I couldn’t take my eyes off him…it was the way he acted out all the Monkees’ parts. If there was an animal, he could act out the animal. A bird? He could tweet like a bird. A snake? He could slither like a snake. I could not stop looking at him. I cannot stop looking at him today.

Rafelson vowed that if he ever directed another film, Nicholson would star.

That film would be Five Easy Pieces. But it was Easy Rider, made one year earlier, that brought Nicholson his first Academy Award nomination and convinced him to put aside his screenwriting career. He doesn’t appear in the film until the forty-sixth minute, but it is at a crucial juncture—all pretenses of plot have withered and the viewer starts to fear that the two bikers will never get anywhere, that they will continue to ride through the desert, accompanied by rock music, forever. Finally they’re arrested for disrupting a parade. The following morning they wake up in a jail cell. Nicholson is asleep on the next cot. He awakes and, for the next thirty minutes, the camera never leaves him. Like Rafelson, Hopper and Fonda can only stare at him, his crazed energy causing them at several points to break character. Nicholson’s face is always working, a pantomime of bared teeth, perverse yawns, snide grins, despairing glares, and eyebrows pointing like circumflexes. “He saved the movie,” says Steve Blauner in a recent interview, still grateful after forty years. He’s right, as is his larger implication: if Nicholson saved Easy Rider, that means he saved BBS.

Nicholson is also the best thing about A Safe Place, an incoherent collage that may not be structured like an acid trip but induces the same effects as one. (Orson Welles appears, inexplicably, as a street magician who levitates a large silver ball.) In the only memorable scene, Nicholson, who plays an ex-boyfriend of Tuesday Weld, shows up at four AM in the small apartment she shares with her nebbishy boyfriend; Nicholson and Weld begin having sex in the living room, and the boyfriend runs out in tears. Nicholson directed Drive, He Said, a campus drama that is poorly acted and relies heavily on the clichés of the period—grandstanding student revolutionaries, free love, and paranoid conversations about theater, war, and the “theater of war.”

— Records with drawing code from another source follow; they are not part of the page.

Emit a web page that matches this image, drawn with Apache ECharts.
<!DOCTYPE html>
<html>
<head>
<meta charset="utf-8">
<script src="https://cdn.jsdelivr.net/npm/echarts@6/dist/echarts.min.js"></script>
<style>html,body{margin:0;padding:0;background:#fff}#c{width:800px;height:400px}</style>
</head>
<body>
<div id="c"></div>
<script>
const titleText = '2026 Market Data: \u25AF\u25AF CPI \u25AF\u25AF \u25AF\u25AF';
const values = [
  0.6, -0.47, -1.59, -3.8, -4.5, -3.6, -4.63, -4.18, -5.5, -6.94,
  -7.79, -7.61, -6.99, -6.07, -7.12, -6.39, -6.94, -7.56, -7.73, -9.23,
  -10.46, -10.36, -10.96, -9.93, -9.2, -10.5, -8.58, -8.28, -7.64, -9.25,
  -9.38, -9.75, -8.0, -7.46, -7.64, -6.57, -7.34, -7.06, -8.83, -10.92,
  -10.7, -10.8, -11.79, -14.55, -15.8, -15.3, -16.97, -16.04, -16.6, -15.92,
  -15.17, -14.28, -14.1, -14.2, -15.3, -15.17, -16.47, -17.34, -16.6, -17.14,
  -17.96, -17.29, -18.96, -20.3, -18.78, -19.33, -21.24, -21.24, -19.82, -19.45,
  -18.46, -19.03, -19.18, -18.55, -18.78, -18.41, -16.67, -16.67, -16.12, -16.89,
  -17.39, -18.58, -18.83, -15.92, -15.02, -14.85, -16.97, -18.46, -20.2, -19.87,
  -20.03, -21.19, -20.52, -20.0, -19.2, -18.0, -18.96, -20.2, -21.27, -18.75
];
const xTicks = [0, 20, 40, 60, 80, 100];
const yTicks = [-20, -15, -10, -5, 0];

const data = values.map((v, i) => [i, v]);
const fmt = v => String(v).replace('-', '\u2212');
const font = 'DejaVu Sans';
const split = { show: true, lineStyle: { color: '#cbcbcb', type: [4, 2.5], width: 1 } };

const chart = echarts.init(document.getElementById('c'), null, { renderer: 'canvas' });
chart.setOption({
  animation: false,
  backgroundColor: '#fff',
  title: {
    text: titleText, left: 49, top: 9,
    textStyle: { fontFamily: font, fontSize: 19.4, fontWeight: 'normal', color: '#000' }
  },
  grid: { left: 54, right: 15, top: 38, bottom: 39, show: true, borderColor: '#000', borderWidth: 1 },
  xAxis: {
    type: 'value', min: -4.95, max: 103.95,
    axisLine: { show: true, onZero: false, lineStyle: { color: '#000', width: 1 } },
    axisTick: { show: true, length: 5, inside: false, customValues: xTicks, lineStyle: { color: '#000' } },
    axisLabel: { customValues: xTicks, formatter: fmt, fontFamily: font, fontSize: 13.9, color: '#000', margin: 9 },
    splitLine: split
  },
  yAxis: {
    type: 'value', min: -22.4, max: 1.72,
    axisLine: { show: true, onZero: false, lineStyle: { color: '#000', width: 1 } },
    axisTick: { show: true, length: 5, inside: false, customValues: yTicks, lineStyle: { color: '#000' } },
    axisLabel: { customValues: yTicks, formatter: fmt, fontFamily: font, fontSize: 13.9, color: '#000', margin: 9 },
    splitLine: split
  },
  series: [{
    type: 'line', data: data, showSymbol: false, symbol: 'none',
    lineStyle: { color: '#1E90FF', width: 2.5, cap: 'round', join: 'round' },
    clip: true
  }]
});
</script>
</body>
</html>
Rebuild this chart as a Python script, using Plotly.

In The King of Marvin Gardens, Rafelson cast Nicholson against type, as the sedate, introverted intellectual to Bruce Dern’s manic grifter. It was a bold artistic decision; a bad one, too. Although there are mesmerizing shots of off-season Atlantic City—vacant ballrooms, deteriorating grand hotels, bonfires on the beach—the drama is too outlandish to be convincing. If the roles were reversed, Nicholson might have been a good enough salesman to put it across.

Still, it’s worth noting that these three films, along with Head, were the most innovative that BBS produced. They represented new approaches—directors were allowed to pursue their most radical ideas about filmmaking, basic storytelling principles were flouted, and familiar conventions were held up to ridicule. This is especially true of Head, an extended riff on the phoniness of Hollywood and the Monkees themselves. But the films were failures and, with the exception of Marvin Gardens, embarrassing ones at that: tedious and pretentious, with alternating currents of silliness and melodrama. For the most part they fail because the characters are dull, unlikable, or not credible, so the dramatic stakes are never very high.

Marvin Gardens was the final BBS release, and the contract with Columbia wasn’t renewed. In the years that followed, the studios discovered the mega-blockbuster (Jaws and Star Wars) and returned to their old business formula: the star vehicle. Nicholson was perfectly positioned; BBS, with the auteur model it championed, was not. Nothing like BBS has emerged in the four decades since. The blockbuster franchise is still alive, but teetering. As for the bankable movie star—the actor so popular that his appearance in a film guarantees it will turn a profit—we are down to one: Will Smith. The only players in Hollywood who are granted real freedom to experiment are the technicians. They’ve been making great strides, as anyone who has seen Avatar can attest. The images are becoming three-dimensional, the special effects are more staggering than ever, and the sound is uncannily crisp. Something is missing.